1. Fill out your brackets, and enable corruption. It’s the NCAA tournament again, and again, helping the schools and the NCAA and the networks make money off of the destructive and corrupt culture of big time college basketball is ethically indefensible. The New York Times wouldn’t go so far as to say that, but it did recently write about the dissonance, beginning,
Every March, millions of Americans fill out brackets (more than 40 million people, by one count), cheer the underdogs and tune in on television. Others buy tickets to the games, wear jerseys of their favorite teams and let wins and losses dictate their mood. Yet fans who follow college basketball closely know about the game’s intractable relationship to corruption. Even many who come just for March Madness must know that the real madness is not always on the court.
A wide-ranging and fear-inducing F.B.I. investigation into college basketball recruiting continues to ensnare big-name colleges and little-known crooks. It is why Louisiana State, for example, is playing without its head coach, Will Wade, and why Auburn recently had an assistant coach suspended and a former assistant plead guilty of conspiracy for accepting bribes.

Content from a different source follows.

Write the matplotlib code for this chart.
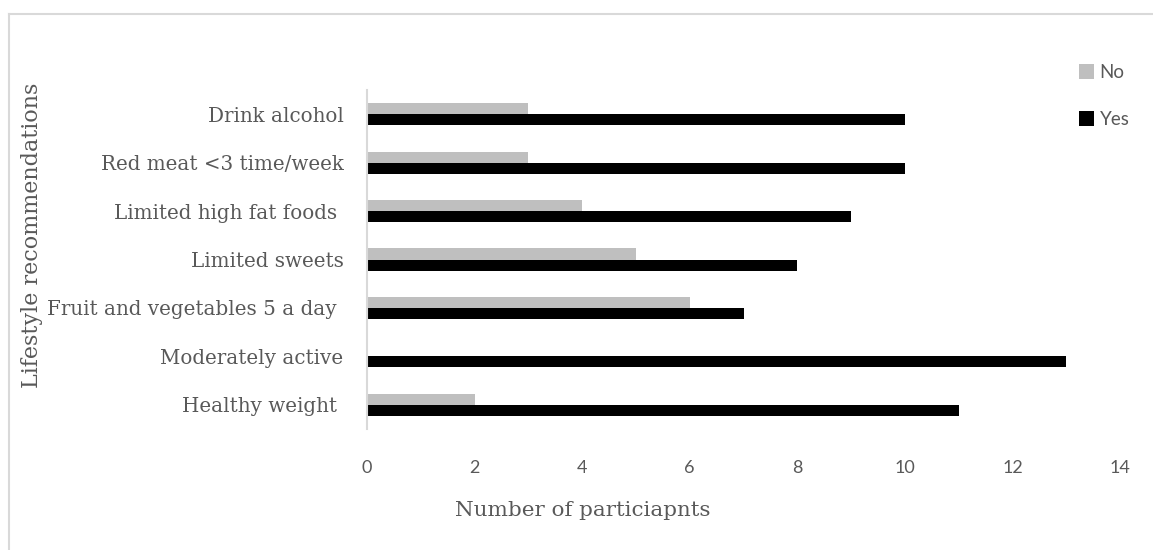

This week, the lawyer Michael Avenatti was charged with trying to extort up to $25 million from Nike in exchange for concealing information he had about illicit payments to recruits. He has since revealedsome allegations on Twitter….

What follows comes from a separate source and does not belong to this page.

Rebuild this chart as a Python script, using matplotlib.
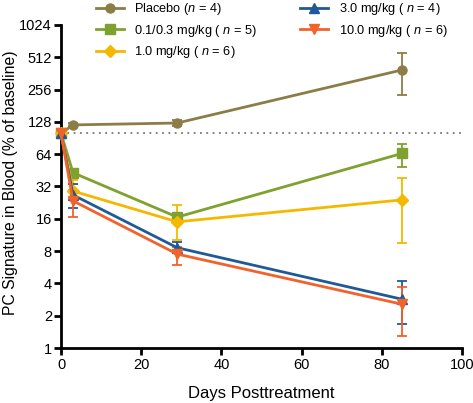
import matplotlib
matplotlib.use("Agg")
import matplotlib.pyplot as plt
import numpy as np

plt.rcParams['font.family'] = ['Liberation Sans', 'DejaVu Sans']
plt.rcParams['mathtext.fontset'] = 'custom'
plt.rcParams['mathtext.it'] = 'Liberation Sans:italic'
plt.rcParams['mathtext.rm'] = 'Liberation Sans'

days = [0, 3, 29, 85]

labels = [r"Placebo ($\it{n}$ = 4)",
          r"0.1/0.3 mg/kg ( $\it{n}$ = 5)",
          r"1.0 mg/kg ( $\it{n}$ = 6)",
          r"3.0 mg/kg ( $\it{n}$ = 4)",
          r"10.0 mg/kg ( $\it{n}$ = 6)"]

placebo = [100, 120, 125, 390]
placebo_hi = [100, 124, 134, 560]
placebo_lo = [100, 116, 117, 228]

low = [100, 43, 16.6, 65]
low_hi = [100, 45, 17.8, 80]
low_lo = [100, 41, 15.5, 49]

mid = [100, 29, 15, 24]
mid_hi = [100, 37, 21.7, 38]
mid_lo = [100, 25, 10.2, 9.5]

high = [100, 26.7, 8.6, 2.85]
high_hi = [100, 34, 9.7, 4.2]
high_lo = [100, 20, 8.2, 1.67]

top = [100, 23.5, 7.5, 2.56]
top_hi = [100, 30, 8.8, 3.7]
top_lo = [100, 16.8, 5.9, 1.3]

colors = ['#8C7D47', '#7FA22F', '#F4B800', '#1F5A96', '#F2622B']
markers = ['o', 's', 'D', '^', 'v']
msizes = [6.5, 6.5, 6, 7, 7]

series = [(placebo, placebo_lo, placebo_hi), (low, low_lo, low_hi), (mid, mid_lo, mid_hi),
          (high, high_lo, high_hi), (top, top_lo, top_hi)]

fig = plt.figure(figsize=(4.73, 4.03), dpi=100)
ax = fig.add_axes([61/473, 1-348/403, (462-61)/473, (348-25)/403])

ax.plot([0, 100], [100, 100], linestyle=(0, (1, 2.5)), color='#777777', lw=1.3, zorder=1)

handles = []
for (v, lo, hi), c, m, ms, lab in zip(series, colors, markers, msizes, labels):
    v = np.array(v); lo = np.array(lo); hi = np.array(hi)
    ax.errorbar(days[1:], v[1:], yerr=[v[1:] - lo[1:], hi[1:] - v[1:]], fmt='none',
                ecolor=c, elinewidth=1.3, capsize=3.5, capthick=1.3, zorder=2)
    h, = ax.plot(days, v, color=c, marker=m, markersize=ms, lw=2, label=lab, zorder=3,
                 clip_on=False)
    handles.append(h)

ax.set_yscale('log', base=2)
ax.set_ylim(1, 1024)
ax.set_xlim(0, 100)
yt = [1, 2, 4, 8, 16, 32, 64, 128, 256, 512, 1024]
ax.set_yticks(yt)
ax.set_yticklabels([str(t) for t in yt])
ax.yaxis.set_minor_locator(matplotlib.ticker.NullLocator())
ax.set_xticks([0, 20, 40, 60, 80, 100])

for s in ['top', 'right']:
    ax.spines[s].set_visible(False)
for s in ['left', 'bottom']:
    ax.spines[s].set_linewidth(2)
ax.tick_params(axis='both', width=2, length=5, labelsize=10.5, direction='out', pad=2)
ax.tick_params(axis='y', pad=1.5)

ax.set_xlabel('Days Posttreatment', fontsize=12, labelpad=10)
ax.set_ylabel('PC Signature in Blood (% of baseline)', fontsize=11.3)
ax.yaxis.set_label_coords(-0.108, 0.512)

leg = fig.legend(handles=handles, ncol=2, loc='upper left', bbox_to_anchor=(95/473, 0.999),
                 frameon=False, fontsize=9.2, handlelength=2.2, handletextpad=0.8,
                 columnspacing=3.4, labelspacing=0.43, borderaxespad=0, borderpad=0.05)

fig.savefig('out.png', dpi=100)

The Times doesn’t bother to go into the related problem of how basketball distorts academic goals, sucks away resources that should be used for education, and usually leaves its athletes no better educated than they were when they arrived. As you might expect, the Times’ writer is too ethically incompetent to provide and enlightenment. For example, he quotes one ethicist as saying, “…Someone thinks, ‘Gosh, this is unethical, but I love it so much, and my friends and I have such a good time rooting and cheering that I’m going to participate anyway.’” That description could also be used to justify gang rape. Can we have a little nuanced clarification? Then the Times writer, John Branch, offers these ill-devised analogies:
“Such internal debates permeate our culture. Is it O.K. to dance to a Michael Jackson song, to laugh to a Louis C.K. joke, to watch a movie produced by Harvey Weinstein? To cheer for football knowing what it may be doing to players’ brains?”
Let’s see: wrong, wrong,wrong, and…right. 1 for 4.
A Michael Jackson song isn’t corrupt, or unethical: it’s art. He’s dead: dancing to the song does not enable the misconduct. A joke is a joke regardless of who tells it, and again, laughing at a C.K. joke doesn’t make it more or less likely that he’s going to masturbate in front of a female colleague. Workplace misconduct doesn’t taint the work product, and nobody has claimed that movies themselves are culturally corrupting, or that Weinstein’s films harmed the actors in them. Cheering for football is a legitimate comparison, because the sport itself is the problem, just like college basketball itself is the problem.